The group’s tickets – along with a list of those who contributed to the pool – were left in an office safe at the fast food outlet, said the man, who gave only his first name, Allen, as he stood next to Layla. She declined to comment.
Then, late Friday, before the night’s drawing, the owner of the McDonald’s, Birul Desai, gave Mirlande Wilson $5 to buy more tickets for the pool on her way home from work, and she went back to the 7-Eleven and bought them, Allen said.
Mirlande Wilson took those tickets home with her, Allen said.
But Mirlande Wilson insisted yesterday that the batch with the winning ticket in it was bought separately by her while she was with a friend.
According to the Post, when Mirlande Wilson found out she had the winning ticket, she called coworkers and told them she – rather than they – had won.
“I won! I won!” she told a colleague.
McDonald’s worker Davon Wilson said he was there when Mirlande Wilson called.
“She said, <<Turn on the news>>. She said she had won. I thought it was a joke or something. She doesn’t seem like a person who’d do this,” Davon Wilson said.
Allen told the Post he and Layla then went to Mirlande Wilson’s home to question her about the winning ticket. Though she first refused to come out, they banged on her door for 20 minutes until she finally relented.

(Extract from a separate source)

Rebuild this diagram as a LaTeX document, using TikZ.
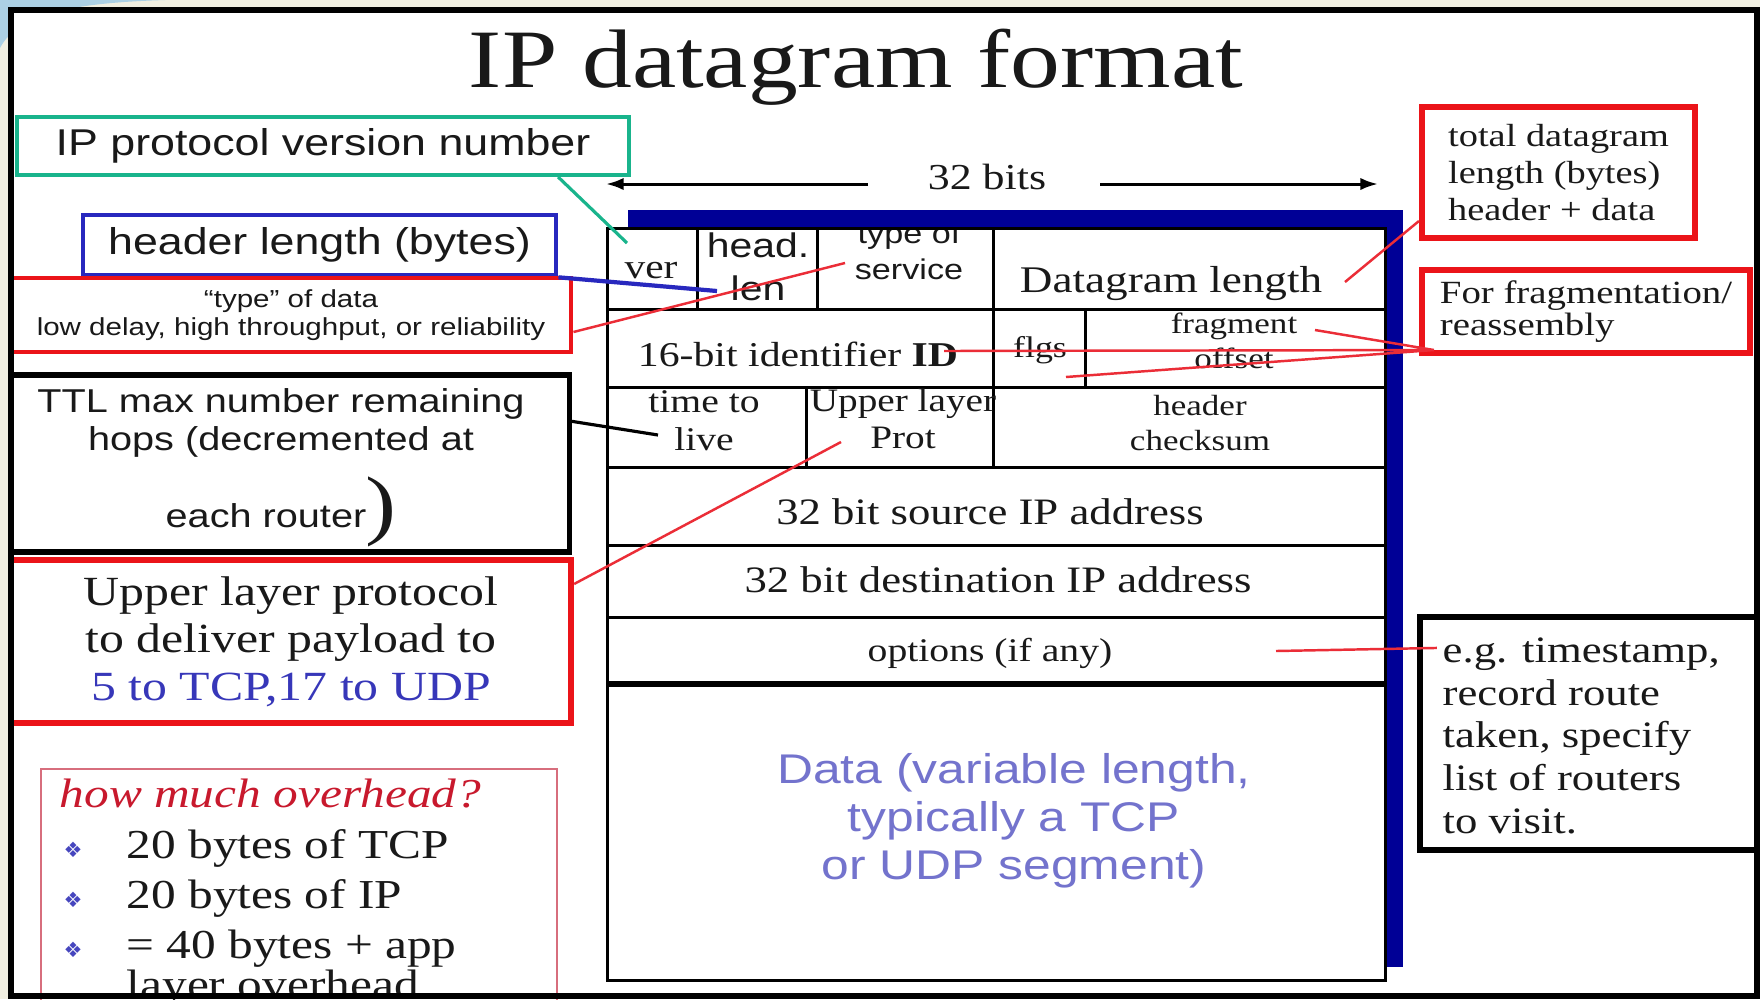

“These people are going to kill you. It’s not worth your life!” Allen said he told her.
“All right! All right! I’ll share, but I can’t find the ticket right now,” she said, according to Allen.

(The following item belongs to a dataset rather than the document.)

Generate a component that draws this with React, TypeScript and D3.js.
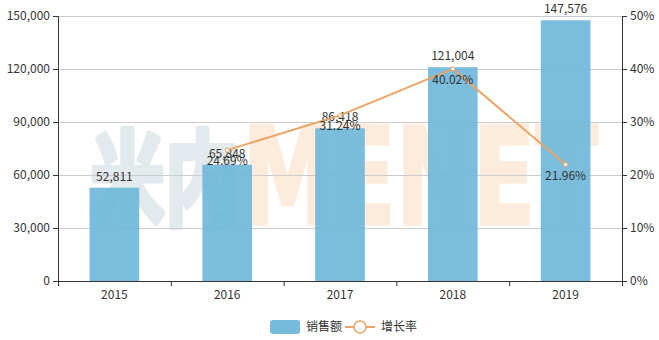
import { useEffect, useRef } from "react";
import * as d3 from "d3";

const years = ["2015", "2016", "2017", "2018", "2019"];
const sales = [52811, 65848, 86418, 121004, 147576];
const growth = [null, 24.69, 31.24, 40.02, 21.96];
const salesTicks = [0, 30000, 60000, 90000, 120000, 150000];
const pctTicks = [0, 10, 20, 30, 40, 50];

const W = 659;
const H = 340;
const FONT = "'Noto Sans CJK SC', 'Noto Sans', sans-serif";

const App = () => {
  const svgRef = useRef<SVGSVGElement>(null);

  useEffect(() => {
    const svg = d3.select(svgRef.current);
    svg.selectAll("*").remove();

    const margin = { top: 16, right: 37, bottom: 59, left: 58 };

    const x = d3.scaleBand()
      .domain(years)
      .range([margin.left, W - margin.right])
      .paddingInner(0.56)
      .paddingOuter(0.28);

    const y = d3.scaleLinear()
      .domain([0, 150000])
      .range([H - margin.bottom, margin.top]);

    const yr = d3.scaleLinear()
      .domain([0, 50])
      .range([H - margin.bottom, margin.top]);

    // watermark
    const wm = svg.append("g").attr("font-weight", "bold");
    wm.append("text").attr("x", 90).attr("y", 218).attr("font-size", 104)
      .attr("font-family", FONT)
      .attr("fill", "#e3eaed").attr("stroke", "#e3eaed").attr("stroke-width", 6)
      .attr("stroke-linejoin", "round")
      .attr("textLength", 150).attr("lengthAdjust", "spacingAndGlyphs").text("米内");
    wm.append("text").attr("x", 242).attr("y", 224).attr("font-size", 136)
      .attr("font-family", "'DejaVu Sans', sans-serif")
      .attr("fill", "#fdebdc").attr("stroke", "#fdebdc").attr("stroke-width", 3)
      .attr("textLength", 356).attr("lengthAdjust", "spacingAndGlyphs").text("MENET");

    // grid
    svg.append("g")
      .selectAll("line")
      .data(salesTicks.slice(1))
      .join("line")
      .attr("x1", margin.left)
      .attr("x2", W - margin.right)
      .attr("y1", d => y(d) + 0.5)
      .attr("y2", d => y(d) + 0.5)
      .attr("stroke", "#cccccc");

    // bars
    svg.append("g")
      .selectAll("rect")
      .data(sales)
      .join("rect")
      .attr("x", (d, i) => x(years[i])!)
      .attr("y", d => y(d))
      .attr("width", x.bandwidth())
      .attr("height", d => y(0) - y(d))
      .attr("fill", "#6fb7d9")
      .attr("opacity", 0.92);

    svg.append("g")
      .selectAll("text")
      .data(sales)
      .join("text")
      .attr("x", (d, i) => x(years[i])! + x.bandwidth() / 2)
      .attr("y", d => y(d) - 7)
      .attr("text-anchor", "middle")
      .attr("font-family", FONT)
      .attr("font-size", 12)
      .attr("fill", "#333")
      .text(d => d3.format(",")(d));

    // axes
    const xAxis = d3.axisBottom(x).tickSize(0).tickPadding(9);
    const gx = svg.append("g")
      .attr("transform", `translate(0,${H - margin.bottom})`)
      .call(xAxis);
    gx.select(".domain").attr("stroke", "#333");
    gx.selectAll("text").attr("font-family", FONT).attr("font-size", 12).attr("fill", "#333");
    const step = x.step();
    gx.selectAll(".bnd")
      .data(d3.range(years.length + 1))
      .join("line")
      .attr("x1", i => margin.left + i * step + 0.5)
      .attr("x2", i => margin.left + i * step + 0.5)
      .attr("y1", 0)
      .attr("y2", 5)
      .attr("stroke", "#333");

    const gy = svg.append("g")
      .attr("transform", `translate(${margin.left},0)`)
      .call(d3.axisLeft(y).tickValues(salesTicks).tickSize(5).tickPadding(3).tickFormat(d3.format(",")));
    gy.selectAll("path, line").attr("stroke", "#333");
    gy.selectAll("text").attr("font-family", FONT).attr("font-size", 12).attr("fill", "#333");

    const gr = svg.append("g")
      .attr("transform", `translate(${W - margin.right},0)`)
      .call(d3.axisRight(yr).tickValues(pctTicks).tickSize(5).tickPadding(3).tickFormat(d => `${d}%`));
    gr.selectAll("path, line").attr("stroke", "#333");
    gr.selectAll("text").attr("font-family", FONT).attr("font-size", 12).attr("fill", "#333");

    // growth line
    const pts = growth
      .map((g, i) => ({ year: years[i], g }))
      .filter(d => d.g !== null) as { year: string; g: number }[];
    const cx = (d: { year: string }) => x(d.year)! + x.bandwidth() / 2;

    svg.append("path")
      .datum(pts)
      .attr("fill", "none")
      .attr("stroke", "#eba567")
      .attr("stroke-width", 2)
      .attr("d", d3.line<{ year: string; g: number }>().x(cx).y(d => yr(d.g)));

    svg.append("g")
      .selectAll("circle")
      .data(pts)
      .join("circle")
      .attr("cx", cx)
      .attr("cy", d => yr(d.g))
      .attr("r", 2)
      .attr("fill", "#fff")
      .attr("stroke", "#eba567")
      .attr("stroke-width", 1);

    svg.append("g")
      .selectAll("text")
      .data(pts)
      .join("text")
      .attr("x", cx)
      .attr("y", d => yr(d.g) + 15)
      .attr("text-anchor", "middle")
      .attr("font-family", FONT)
      .attr("font-size", 12)
      .attr("fill", "#333")
      .text(d => `${d.g.toFixed(2)}%`);

    // legend
    const lg = svg.append("g").attr("font-family", FONT).attr("font-size", 12).attr("fill", "#333");
    lg.append("rect").attr("x", 270).attr("y", 320).attr("width", 30).attr("height", 14)
      .attr("rx", 3).attr("fill", "#76bbdb");
    lg.append("text").attr("x", 306).attr("y", 331).text("销售额");
    lg.append("line").attr("x1", 345).attr("x2", 375).attr("y1", 327).attr("y2", 327)
      .attr("stroke", "#eba567").attr("stroke-width", 2);
    lg.append("circle").attr("cx", 360).attr("cy", 327).attr("r", 6)
      .attr("fill", "#fff").attr("stroke", "#eba567").attr("stroke-width", 1.5);
    lg.append("text").attr("x", 381).attr("y", 331).text("增长率");
  }, []);

  return (
    <svg
      ref={svgRef}
      width={W}
      height={H}
      style={{ position: "absolute", left: 0, top: 0, background: "#fff" }}
    ></svg>
  );
};

export default App;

A clerk at the 7-Eleven where Mirlande Wilson bought the tickets said they believed it was a man who had bought the winning ticket and doubted that her story was actually true after lottery officials reviewed the store’s CCTV footage.
Carole Everett said they had no information about the Maryland winner and whether it was a man or a woman who bought the winning ticket.
She said: “Right now, everything is just speculation and gossip. Until someone comes through that door and hands over the winning ticket we will not know who the winner is.”
If Mirlande Wilson won, and if it was with a pooled work ticket, the situation would be very similar to that of New Jersey man Americo Lopes, who was sued by his former colleagues after he claimed he was the sole winner of a $38.5 million Mega Millions lottery jackpot.
The five construction workers say they and Americo Lopes were members of a weekly lottery pool, each person contributing $2 and Lopes would buy the tickets.
Americo Lopes claimed he played the lottery both by himself and as a member of the pool and that the winning ticket in the November 2009 drawing was one he bought for himself.
He chose the lump-sum payment option and received $24 million.
A jury found that Americo Lopes wrongly refused to share the lottery win with his friends and ordered that he pay them $4 million each.
The three jackpot-winning tickets were purchased in Red Bud, Illinois, Baltimore County, Maryland, and Kansas, where state lottery officials have said only that the ticket was sold in the northeast part of the state.
In Illinois, the Chicago Tribune said a second jackpot winner, who also has yet to step forward, bought a quick-pick ticket at a gas station and convenience store in Red Bud, a community of about 3,700 in southwestern Illinois.
There were also some big consolation prizes. Lottery officials said 161 ticket holders won $250,000 apiece by matching the first five numbers, and 897 won $10,000 apiece by matching four numbers plus the stand-alone Mega Ball.
The Maryland and Kansas winners are allowed to remain anonymous because of state laws, but in Illinois, the winner has to be publicized. Though lottery officials say they encourage winners to come forward and enjoy their 15 minutes of fame.
The winning numbers in Friday night’s drawing were 02-04-23-38-46, and the Mega Ball 23.